Israeli Prime Minister Benjamin Netanyahu on Tuesday tried to convince Arab states that an Israeli military strike on Iran would benefit their interests and that "a feeling of relief would spread across the region" immediately following an attack.
After failing to pressure the Obama administration to back a preventive Israeli strike on Iran before the US presidential elections, Netanyahu has continued to make veiled threats of war catered for different audiences.
In an interview with a French magazine, Netanyahu pushed back against the claim that an Israeli strike on Iran would destabilize the region and worsen tensions.
"Five minutes after, contrary to what the skeptics say, I think a feeling of relief would spread across the region," he said.
"Iran is not popular in the Arab world, far from it, and some governments in the region, as well as their citizens, have understood that a nuclear armed Iran would be dangerous for them, not just for Israel," he said.
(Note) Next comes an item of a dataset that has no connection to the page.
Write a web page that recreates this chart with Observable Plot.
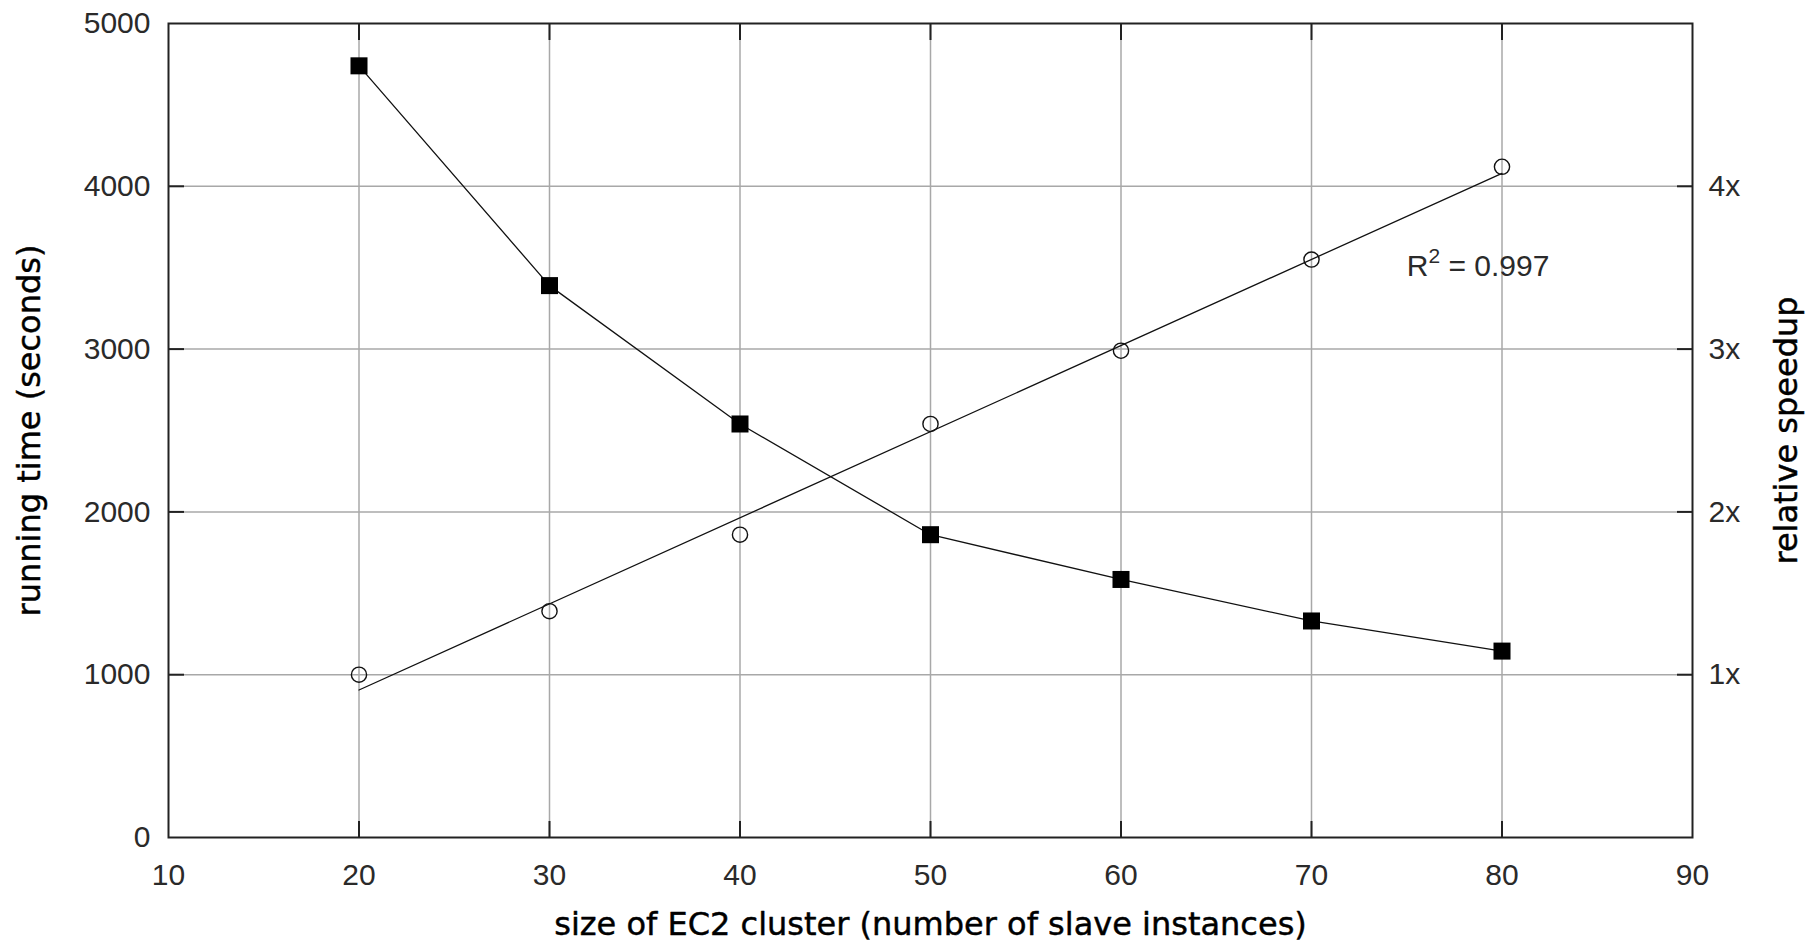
<!DOCTYPE html>
<html>
<head>
<meta charset="utf-8">
<script src="https://cdn.jsdelivr.net/npm/d3@7"></script>
<script src="https://cdn.jsdelivr.net/npm/@observablehq/plot@0.6"></script>
<style>
  html, body { margin: 0; padding: 0; background: #fff; }
  #chart svg { display: block; }
</style>
</head>
<body>
<div id="chart"></div>
<script>
// ---- data ----
const clusterSize = [20, 30, 40, 50, 60, 70, 80];
const runningTime = [4740, 3390, 2540, 1860, 1585, 1330, 1145];   // seconds (left axis)
const speedup     = [1.00, 1.39, 1.86, 2.54, 2.99, 3.55, 4.12];    // relative speedup (right axis)

const xTickValues   = [10, 20, 30, 40, 50, 60, 70, 80, 90];
const xInnerTicks   = [20, 30, 40, 50, 60, 70, 80];
const yTickValues   = [0, 1000, 2000, 3000, 4000, 5000];
const yInnerTicks   = [1000, 2000, 3000, 4000];
const speedupTicks  = [1, 2, 3, 4];
const speedupToY    = 1000; // 1x on the right axis sits at 1000 s on the left axis

const xTitle = "size of EC2 cluster (number of slave instances)";
const yTitle = "running time (seconds)";
const y2Title = "relative speedup";
const annotation = [{x: 75, y: 3450, label: "R2 = 0.997"}];

const data = clusterSize.map((c, i) => ({size: c, time: runningTime[i], speedup: speedup[i]}));

const tickColor = "#222";
const font = "'Liberation Sans', Arial, sans-serif";
const titleFont = "'DejaVu Sans', Verdana, sans-serif";
const titleStyle = {fontSize: 32, fontFamily: titleFont, fill: "#000", stroke: "#000", strokeWidth: 0.45, lineAnchor: "bottom", textAnchor: "middle"};

const chart = Plot.plot({
  width: 1816,
  height: 947,
  marginLeft: 168,
  marginRight: 124,
  marginTop: 23,
  marginBottom: 110,
  style: {fontFamily: font, fontSize: "30px", background: "#fff", color: "#222"},
  x: {domain: [10, 90], label: null},
  y: {domain: [0, 5000], label: null},
  marks: [
    Plot.gridX(xInnerTicks, {stroke: "#a8a8a8", strokeOpacity: 1, strokeWidth: 1.5}),
    Plot.gridY(yInnerTicks, {stroke: "#a8a8a8", strokeOpacity: 1, strokeWidth: 1.5}),
    // inward tick marks
    Plot.axisX(xInnerTicks, {anchor: "bottom", tickSize: 16, dy: -16, text: null, stroke: tickColor, strokeWidth: 2, label: null}),
    Plot.axisX(xInnerTicks, {anchor: "top", tickSize: 16, dy: 16, text: null, stroke: tickColor, strokeWidth: 2, label: null}),
    Plot.axisY(yInnerTicks, {anchor: "left", tickSize: 16, dx: 16, text: null, stroke: tickColor, strokeWidth: 2, label: null}),
    Plot.axisY(yInnerTicks, {anchor: "right", tickSize: 16, dx: -16, text: null, stroke: tickColor, strokeWidth: 2, label: null}),
    // tick labels
    Plot.axisX(xTickValues, {anchor: "bottom", tickSize: 0, tickPadding: 26, tickFormat: d => String(d), fill: "#2a2a2a", label: null}),
    Plot.axisY(yTickValues, {anchor: "left", tickSize: 0, tickPadding: 18, tickFormat: d => String(d), fill: "#2a2a2a", label: null}),
    Plot.axisY(speedupTicks.map(s => s * speedupToY), {anchor: "right", tickSize: 0, tickPadding: 16, tickFormat: d => (d / speedupToY) + "x", fill: "#2a2a2a", label: null}),
    Plot.frame({stroke: tickColor, strokeWidth: 2}),
    // regression line of the speedup
    Plot.linearRegressionY(data, {x: "size", y: d => d.speedup * speedupToY, ci: 0, stroke: "#111", strokeWidth: 1.3}),
    Plot.dot(data, {x: "size", y: d => d.speedup * speedupToY, r: 7.6, stroke: "#111", strokeWidth: 1.4, fill: "none"}),
    // running time
    Plot.line(data, {x: "size", y: "time", stroke: "#111", strokeWidth: 1.3}),
    Plot.dot(data, {x: "size", y: "time", symbol: "square", r: 9.6, fill: "#000", stroke: "none"}),
    // annotation
    Plot.text(annotation, {x: "x", y: "y", text: "label", textAnchor: "start", lineAnchor: "bottom", fontSize: 30, fill: "#2a2a2a", className: "r2label"}),
    // axis titles
    Plot.text([xTitle], {...titleStyle, frameAnchor: "bottom", dy: 97}),
    Plot.text([yTitle], {...titleStyle, frameAnchor: "left", dx: -129, rotate: -90}),
    Plot.text([y2Title], {...titleStyle, frameAnchor: "right", dx: 104, rotate: -90})
  ]
});

document.getElementById("chart").appendChild(chart);

// render the "2" of R2 as a superscript
d3.select(chart).selectAll("g.r2label text").each(function () {
  const t = d3.select(this);
  const txt = t.text();
  if (!txt.startsWith("R2")) return;
  t.text(null);
  t.append("tspan").text("R");
  t.append("tspan").attr("dy", "-0.62em").attr("font-size", "21px").text("2");
  t.append("tspan").attr("dy", "0.43em").text("\u00a0= 0.997");
});
</script>
</body>
</html>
But experts generally agree that such an attack would spark a regional war, embolden Iran, and in fact motivate Tehran to build a nuclear weapon, a decision they have not yet made and one that Netanyahu is right to say Arab governments don't want.
As a recent report by former government officials, national security experts and retired military officers concluded last month, the Iranian nuclear program is too redundant for a surgical strike probably all Israel is capable of to delay the program for any considerable length of time.
The report also concluded that an attack would prompt a large-scale Iranian retaliation that would spark an uncontrollable regional war, and this would be severely destabilizing for Arab governments, contrary to Netanyahu's pandering.
Importantly, the report also warned the attack would increase Iran's motivation to build a bomb, in order to deter further military action and that "achieving more than a temporary setback in Iran's nuclear program would require a military operation including a land occupation more taxing than the Iraq and Afghanistan wars combined."
Netanyahu's claim that a war on Iran would be good for Arabs is based on the tensions the Arab dictatorships in the Middle East have with the government of Iran. Those tensions come from incompatible competing national interests, and do not reflect how the actual Arab population feels about an Israeli strike. That is something Netanyahu ignores completely.